First of all check this out: [Unix piping][1]

It works on windows or unix but it's slighly dufferent, first the programs:

question.rb:

puts "This is the question"

answer.rb:

question = gets
#calculate answer
puts "This is the answer"

Then the command line:

In unix:

question.rb | answer.rb

In windows:

ruby question.rb | ruby answer.rb

Output:

This is the question
This is the answer

6 Comments

-1: using pipe means data goes a single way. He specifically asked to return data
No it doesn't, what I understand is that he needs to get the question from another process, and this is the way it's done since the 70's, your answer is more controlled but almost equivalent to this one. I improved the examples anyway.
@krusty.ar: He mentions in question that the python program must somehow return the answer to the ruby program. So the -1 stands.
@nosklo: If you construct pipes using only the pipe | character, then the data flows one way. But you can set up a program to use both input and output pipes -- in fact, that's exactly how your Python answer works under the hood.

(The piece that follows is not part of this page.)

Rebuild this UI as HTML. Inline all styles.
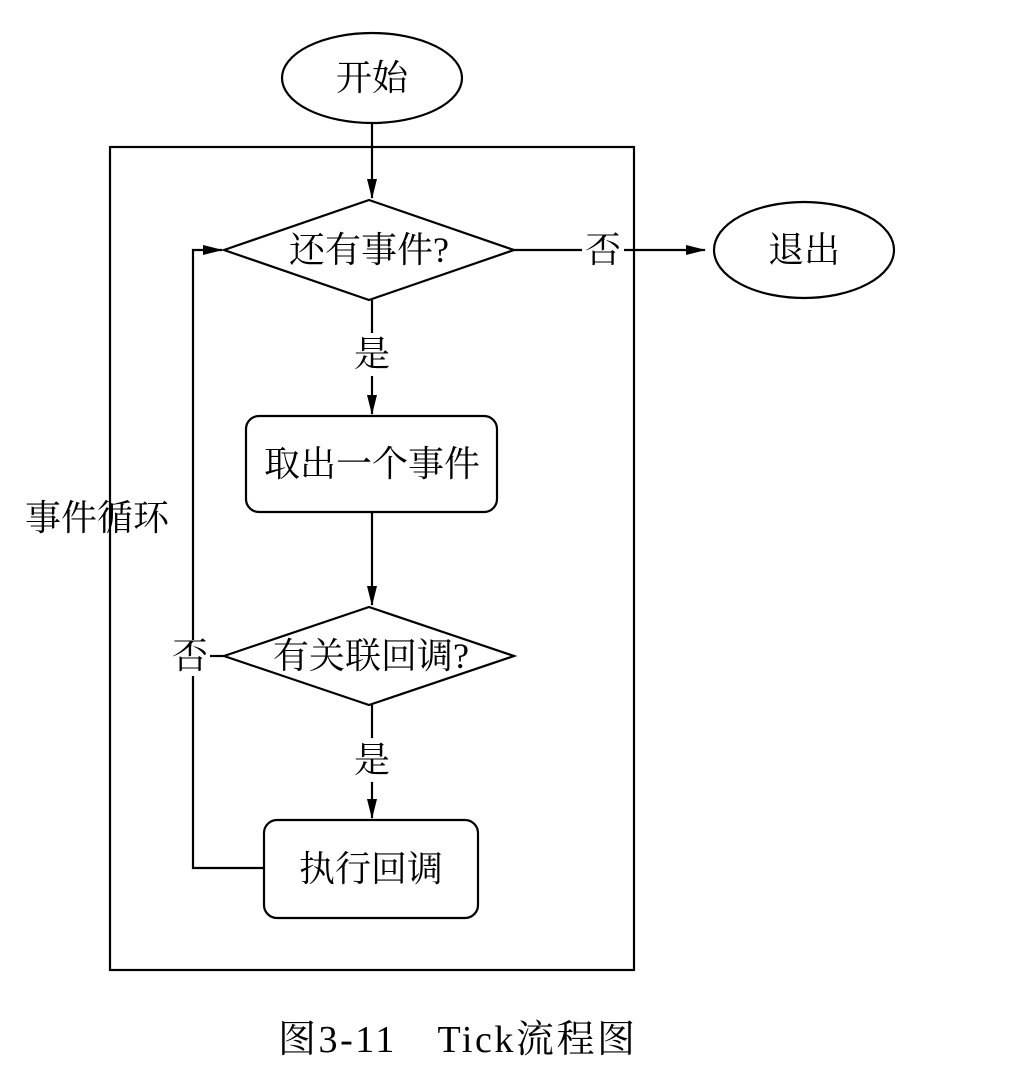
<!DOCTYPE html>
<html><head><meta charset="utf-8"><style>
html,body{margin:0;padding:0;background:#fff}
svg text{font-family:"Liberation Serif","Noto Serif CJK SC",serif;fill:#000}
</style></head><body>
<svg width="1010" height="1080" viewBox="0 0 1010 1080" xmlns="http://www.w3.org/2000/svg">
<defs><marker id="b" markerWidth="20" markerHeight="12" refX="19" refY="6" orient="auto" markerUnits="userSpaceOnUse"><path d="M0,1 L20,6 L0,11 Z" fill="#000"/></marker></defs>
<g stroke="#000" stroke-width="2.2" fill="none">
<ellipse cx="372" cy="78" rx="90" ry="45"/>
<rect x="110" y="147" width="524" height="823"/>
<polygon points="224,250 369,200 514,250 369,300"/>
<ellipse cx="804" cy="250" rx="90" ry="48"/>
<rect x="246" y="416" width="251" height="96" rx="13"/>
<polygon points="224,656 369,607 514,656 369,705"/>
<rect x="264" y="820" width="214" height="98" rx="13"/>
<line x1="372" y1="123" x2="372" y2="198" marker-end="url(#b)"/>
<line x1="514" y1="250" x2="582" y2="250"/>
<line x1="624" y1="250" x2="705" y2="250" marker-end="url(#b)"/>
<line x1="372" y1="300" x2="372" y2="333"/>
<line x1="372" y1="376" x2="372" y2="414" marker-end="url(#b)"/>
<line x1="372" y1="512" x2="372" y2="605" marker-end="url(#b)"/>
<line x1="372" y1="705" x2="372" y2="738"/>
<line x1="372" y1="782" x2="372" y2="818" marker-end="url(#b)"/>
<line x1="224" y1="656" x2="210" y2="656"/>
<polyline points="264,868 193,868 193,676"/>
<polyline points="193,640 193,250 222,250" marker-end="url(#b)"/>
</g>
<g font-size="36" text-anchor="middle" dominant-baseline="central">
<text x="372" y="78">开始</text>
<text x="369" y="250">还有事件?</text>
<text x="603" y="250">否</text>
<text x="804" y="250">退出</text>
<text x="372" y="354">是</text>
<text x="372" y="464">取出一个事件</text>
<text x="371" y="656">有关联回调?</text>
<text x="190" y="656">否</text>
<text x="372" y="760">是</text>
<text x="371" y="869">执行回调</text>
<text x="97" y="518">事件循环</text>
<text x="278" y="1040" font-size="38" text-anchor="start" textLength="357" lengthAdjust="spacing">图3-11　Tick流程图</text>
</g>
</svg>
</body></html>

You don't need Python for this; the Unix shell has been able to do it since the 70s.
@Daniel Pryden: I don't see your point. I mean, yes, but this answer doesn't do that. It uses the pipe | character. So it doesn't answer the question.
|
1

There are two ways (off the top of my head) to do this. The simplest if you're in a Unix environment is to use piping. Simple example:

cat .profile .shrc | more

This will send the output of the first command (cat .profile .shrc) to the more command using the pipe character |.

The second way is to call one program from the other in your source code. I'm don't know how Ruby handles this, but in Python you can run a program and get it's output by using the popen function. See this example chapter from Learning Python, then Ctrl-F for "popen" for some example code.

2 Comments

-1: using pipe means data goes a single way. He specifically asked to return data
That's one reason why I gave two possible solutions.